• **Direction**
Write out the listing below exactly, and omit any images you find in it.

Stored dataset items:
● ● ●
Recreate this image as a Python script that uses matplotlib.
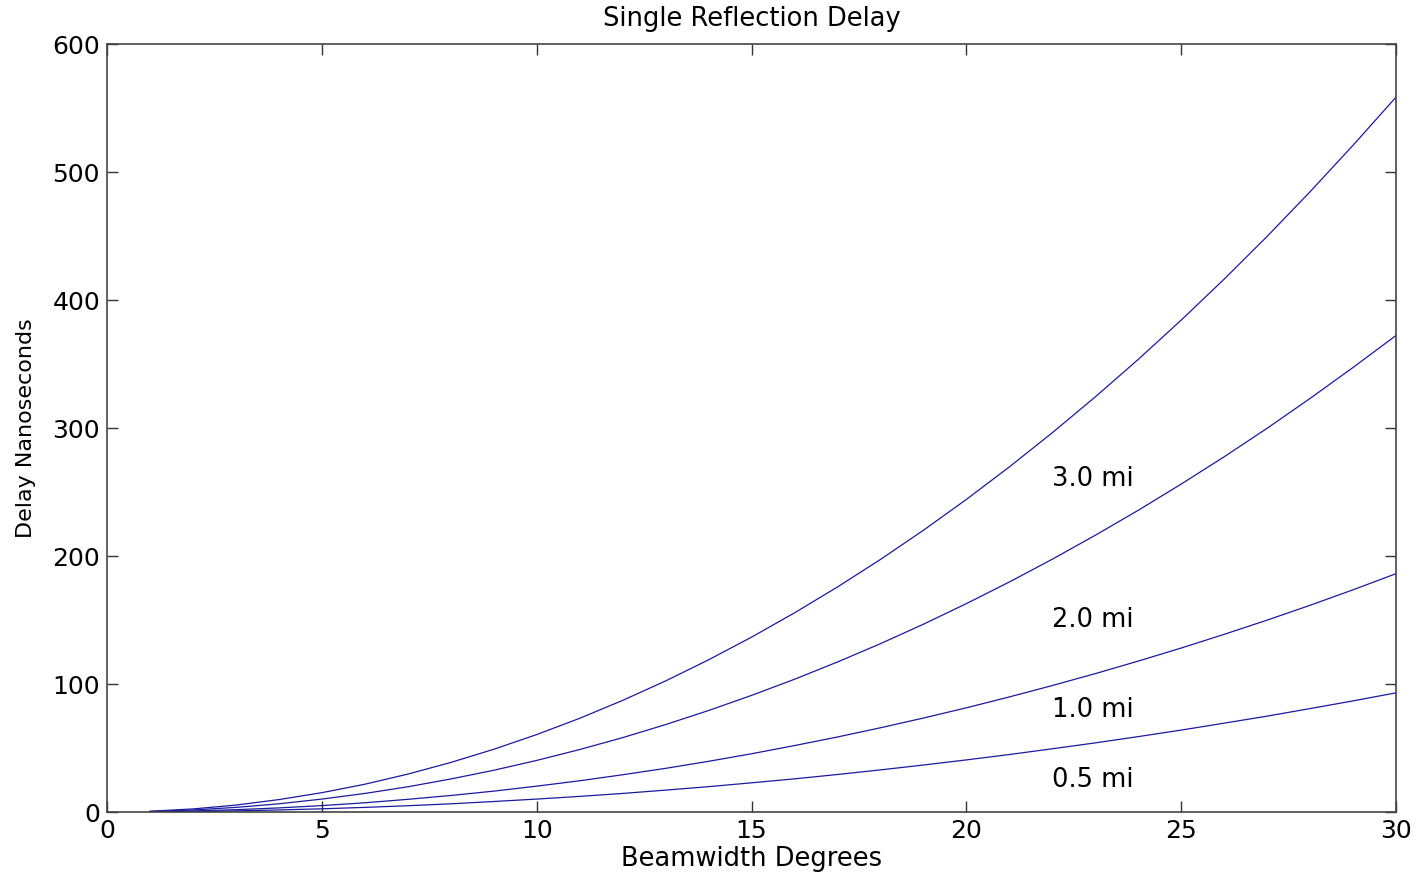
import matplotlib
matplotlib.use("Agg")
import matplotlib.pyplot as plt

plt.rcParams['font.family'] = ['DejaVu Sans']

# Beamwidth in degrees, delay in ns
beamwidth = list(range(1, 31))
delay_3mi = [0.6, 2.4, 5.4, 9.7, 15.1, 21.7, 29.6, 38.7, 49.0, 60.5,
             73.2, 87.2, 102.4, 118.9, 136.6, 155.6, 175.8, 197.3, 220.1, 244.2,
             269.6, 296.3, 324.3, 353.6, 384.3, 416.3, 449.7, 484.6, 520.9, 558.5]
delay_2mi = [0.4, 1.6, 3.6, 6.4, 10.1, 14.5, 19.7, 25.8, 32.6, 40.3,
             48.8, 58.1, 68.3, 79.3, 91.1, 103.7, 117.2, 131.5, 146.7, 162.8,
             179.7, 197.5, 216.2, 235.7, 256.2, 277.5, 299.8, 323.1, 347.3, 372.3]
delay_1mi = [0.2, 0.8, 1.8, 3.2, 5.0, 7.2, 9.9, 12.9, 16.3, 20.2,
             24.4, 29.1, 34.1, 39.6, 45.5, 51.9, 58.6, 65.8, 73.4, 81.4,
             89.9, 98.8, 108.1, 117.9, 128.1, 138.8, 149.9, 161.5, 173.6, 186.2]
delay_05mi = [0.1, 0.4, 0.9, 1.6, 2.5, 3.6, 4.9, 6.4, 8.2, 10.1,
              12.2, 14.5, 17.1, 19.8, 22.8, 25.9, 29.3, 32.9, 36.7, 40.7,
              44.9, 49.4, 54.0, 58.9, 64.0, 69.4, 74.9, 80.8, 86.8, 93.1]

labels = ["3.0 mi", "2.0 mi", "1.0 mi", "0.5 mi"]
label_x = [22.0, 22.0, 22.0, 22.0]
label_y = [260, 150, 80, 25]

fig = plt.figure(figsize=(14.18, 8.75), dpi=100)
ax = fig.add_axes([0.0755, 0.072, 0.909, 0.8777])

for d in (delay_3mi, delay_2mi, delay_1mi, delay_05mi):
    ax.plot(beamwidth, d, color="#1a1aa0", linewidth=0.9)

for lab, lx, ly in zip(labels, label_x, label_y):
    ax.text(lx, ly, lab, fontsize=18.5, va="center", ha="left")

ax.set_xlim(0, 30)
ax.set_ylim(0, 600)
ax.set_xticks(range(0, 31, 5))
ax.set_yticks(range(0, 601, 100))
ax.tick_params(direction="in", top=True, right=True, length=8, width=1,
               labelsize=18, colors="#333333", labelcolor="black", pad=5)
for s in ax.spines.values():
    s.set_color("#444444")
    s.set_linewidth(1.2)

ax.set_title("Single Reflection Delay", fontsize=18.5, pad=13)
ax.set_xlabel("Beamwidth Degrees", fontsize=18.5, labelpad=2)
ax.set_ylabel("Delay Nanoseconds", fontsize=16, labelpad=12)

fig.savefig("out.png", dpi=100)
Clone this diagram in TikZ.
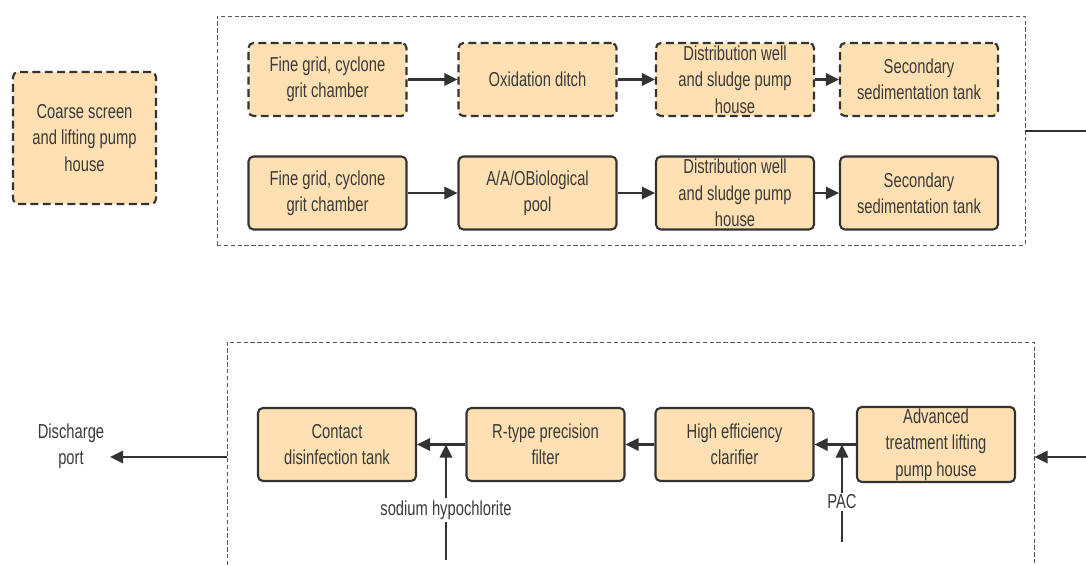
● ● ●
• **Answer to the exercise**
Recreate this image as a Python script that uses matplotlib.
import matplotlib
matplotlib.use("Agg")
import matplotlib.pyplot as plt

plt.rcParams['font.family'] = ['DejaVu Sans']

# Beamwidth in degrees, delay in ns
beamwidth = list(range(1, 31))
delay_3mi = [0.6, 2.4, 5.4, 9.7, 15.1, 21.7, 29.6, 38.7, 49.0, 60.5,
             73.2, 87.2, 102.4, 118.9, 136.6, 155.6, 175.8, 197.3, 220.1, 244.2,
             269.6, 296.3, 324.3, 353.6, 384.3, 416.3, 449.7, 484.6, 520.9, 558.5]
delay_2mi = [0.4, 1.6, 3.6, 6.4, 10.1, 14.5, 19.7, 25.8, 32.6, 40.3,
             48.8, 58.1, 68.3, 79.3, 91.1, 103.7, 117.2, 131.5, 146.7, 162.8,
             179.7, 197.5, 216.2, 235.7, 256.2, 277.5, 299.8, 323.1, 347.3, 372.3]
delay_1mi = [0.2, 0.8, 1.8, 3.2, 5.0, 7.2, 9.9, 12.9, 16.3, 20.2,
             24.4, 29.1, 34.1, 39.6, 45.5, 51.9, 58.6, 65.8, 73.4, 81.4,
             89.9, 98.8, 108.1, 117.9, 128.1, 138.8, 149.9, 161.5, 173.6, 186.2]
delay_05mi = [0.1, 0.4, 0.9, 1.6, 2.5, 3.6, 4.9, 6.4, 8.2, 10.1,
              12.2, 14.5, 17.1, 19.8, 22.8, 25.9, 29.3, 32.9, 36.7, 40.7,
              44.9, 49.4, 54.0, 58.9, 64.0, 69.4, 74.9, 80.8, 86.8, 93.1]

labels = ["3.0 mi", "2.0 mi", "1.0 mi", "0.5 mi"]
label_x = [22.0, 22.0, 22.0, 22.0]
label_y = [260, 150, 80, 25]

fig = plt.figure(figsize=(14.18, 8.75), dpi=100)
ax = fig.add_axes([0.0755, 0.072, 0.909, 0.8777])

for d in (delay_3mi, delay_2mi, delay_1mi, delay_05mi):
    ax.plot(beamwidth, d, color="#1a1aa0", linewidth=0.9)

for lab, lx, ly in zip(labels, label_x, label_y):
    ax.text(lx, ly, lab, fontsize=18.5, va="center", ha="left")

ax.set_xlim(0, 30)
ax.set_ylim(0, 600)
ax.set_xticks(range(0, 31, 5))
ax.set_yticks(range(0, 601, 100))
ax.tick_params(direction="in", top=True, right=True, length=8, width=1,
               labelsize=18, colors="#333333", labelcolor="black", pad=5)
for s in ax.spines.values():
    s.set_color("#444444")
    s.set_linewidth(1.2)

ax.set_title("Single Reflection Delay", fontsize=18.5, pad=13)
ax.set_xlabel("Beamwidth Degrees", fontsize=18.5, labelpad=2)
ax.set_ylabel("Delay Nanoseconds", fontsize=16, labelpad=12)

fig.savefig("out.png", dpi=100)
Clone this diagram in TikZ.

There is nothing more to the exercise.